_GIVEN EXERCISE_:
Scan the entries below for the word "document". Copy each line that has it.

_DATA FOR THE TASK_:

────────────────────

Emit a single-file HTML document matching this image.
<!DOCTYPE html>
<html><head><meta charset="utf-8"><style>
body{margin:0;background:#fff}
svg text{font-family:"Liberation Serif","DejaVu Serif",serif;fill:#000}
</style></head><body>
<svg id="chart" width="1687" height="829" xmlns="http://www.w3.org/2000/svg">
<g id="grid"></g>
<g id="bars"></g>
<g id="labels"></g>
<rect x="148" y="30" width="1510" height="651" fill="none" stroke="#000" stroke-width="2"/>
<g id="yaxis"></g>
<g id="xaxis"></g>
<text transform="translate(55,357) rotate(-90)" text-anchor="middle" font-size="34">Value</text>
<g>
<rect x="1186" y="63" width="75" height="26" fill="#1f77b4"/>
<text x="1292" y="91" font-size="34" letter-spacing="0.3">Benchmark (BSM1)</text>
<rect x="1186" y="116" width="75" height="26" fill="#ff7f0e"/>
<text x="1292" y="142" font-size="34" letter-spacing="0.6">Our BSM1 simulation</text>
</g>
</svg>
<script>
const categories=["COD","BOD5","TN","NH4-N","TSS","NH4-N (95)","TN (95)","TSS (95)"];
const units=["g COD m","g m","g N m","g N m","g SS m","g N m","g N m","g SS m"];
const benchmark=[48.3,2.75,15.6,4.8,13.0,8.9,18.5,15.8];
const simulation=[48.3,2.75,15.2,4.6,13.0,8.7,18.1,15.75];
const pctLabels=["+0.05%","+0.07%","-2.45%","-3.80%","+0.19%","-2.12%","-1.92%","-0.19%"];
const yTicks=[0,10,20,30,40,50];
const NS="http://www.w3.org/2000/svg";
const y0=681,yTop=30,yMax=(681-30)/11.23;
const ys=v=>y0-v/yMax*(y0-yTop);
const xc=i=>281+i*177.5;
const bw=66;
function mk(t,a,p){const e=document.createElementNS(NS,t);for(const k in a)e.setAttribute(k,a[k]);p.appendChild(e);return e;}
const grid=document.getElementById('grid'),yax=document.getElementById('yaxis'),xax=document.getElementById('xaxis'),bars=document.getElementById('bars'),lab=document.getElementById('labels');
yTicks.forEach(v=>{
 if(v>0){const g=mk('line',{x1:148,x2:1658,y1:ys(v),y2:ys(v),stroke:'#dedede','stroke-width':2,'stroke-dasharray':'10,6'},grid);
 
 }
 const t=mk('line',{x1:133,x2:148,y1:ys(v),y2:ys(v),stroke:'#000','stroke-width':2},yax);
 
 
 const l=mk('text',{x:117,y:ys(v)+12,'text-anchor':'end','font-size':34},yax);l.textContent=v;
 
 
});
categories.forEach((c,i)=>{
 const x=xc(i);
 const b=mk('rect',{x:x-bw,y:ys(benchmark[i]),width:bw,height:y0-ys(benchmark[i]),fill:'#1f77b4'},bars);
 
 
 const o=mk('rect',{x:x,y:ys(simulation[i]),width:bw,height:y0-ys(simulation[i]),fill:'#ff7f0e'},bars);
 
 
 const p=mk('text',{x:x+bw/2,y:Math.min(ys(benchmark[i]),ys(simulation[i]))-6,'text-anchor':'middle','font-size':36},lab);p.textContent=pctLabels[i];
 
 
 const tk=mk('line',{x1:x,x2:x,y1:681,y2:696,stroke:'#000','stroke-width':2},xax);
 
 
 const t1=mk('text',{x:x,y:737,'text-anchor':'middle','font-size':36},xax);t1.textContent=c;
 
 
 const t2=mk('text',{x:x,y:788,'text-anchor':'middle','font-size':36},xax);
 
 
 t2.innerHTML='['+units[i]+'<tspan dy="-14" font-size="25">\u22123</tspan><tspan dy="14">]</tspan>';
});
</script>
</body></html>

────────────────────

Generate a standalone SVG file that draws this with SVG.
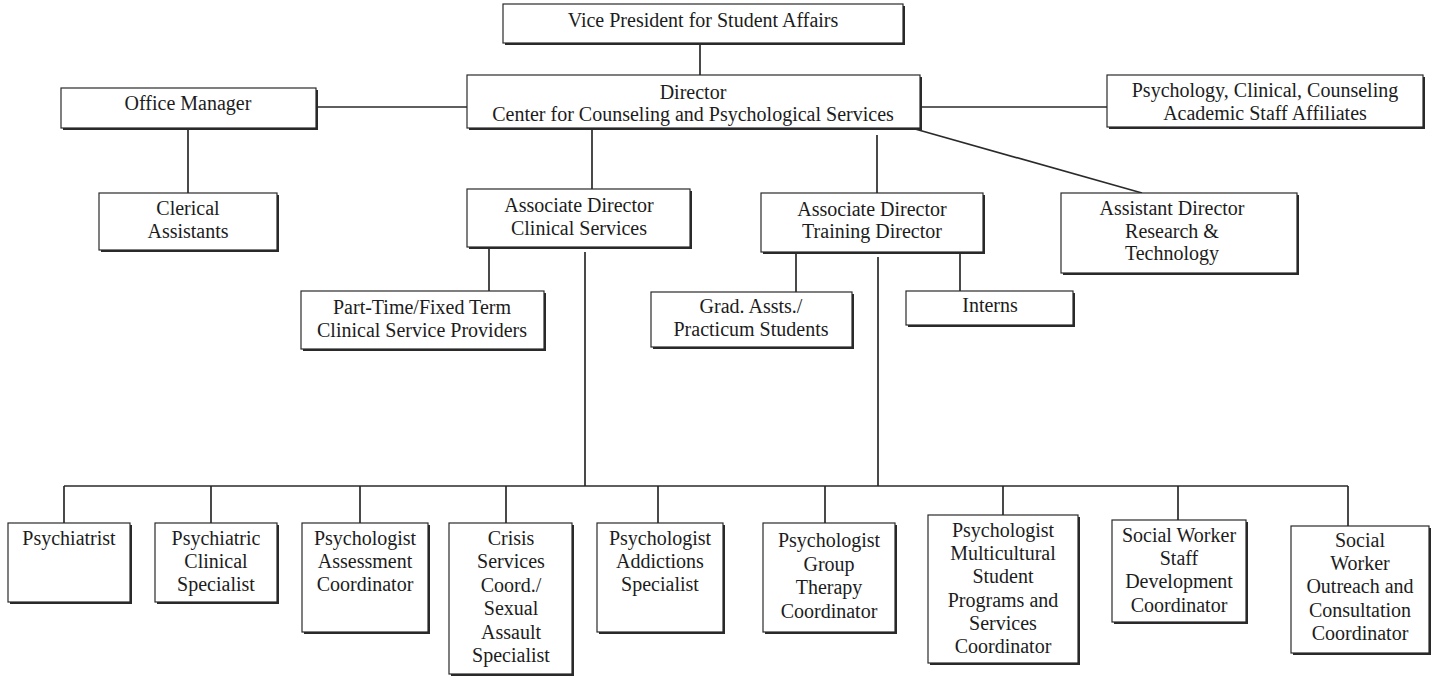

────────────────────

_RESPONSE BELOW_:
Emit a single-file HTML document matching this image.
function mk(t,a,p){const e=document.createElementNS(NS,t);for(const k in a)e.setAttribute(k,a[k]);p.appendChild(e);return e;}
const grid=document.getElementById('grid'),yax=document.getElementById('yaxis'),xax=document.getElementById('xaxis'),bars=document.getElementById('bars'),lab=document.getElementById('labels');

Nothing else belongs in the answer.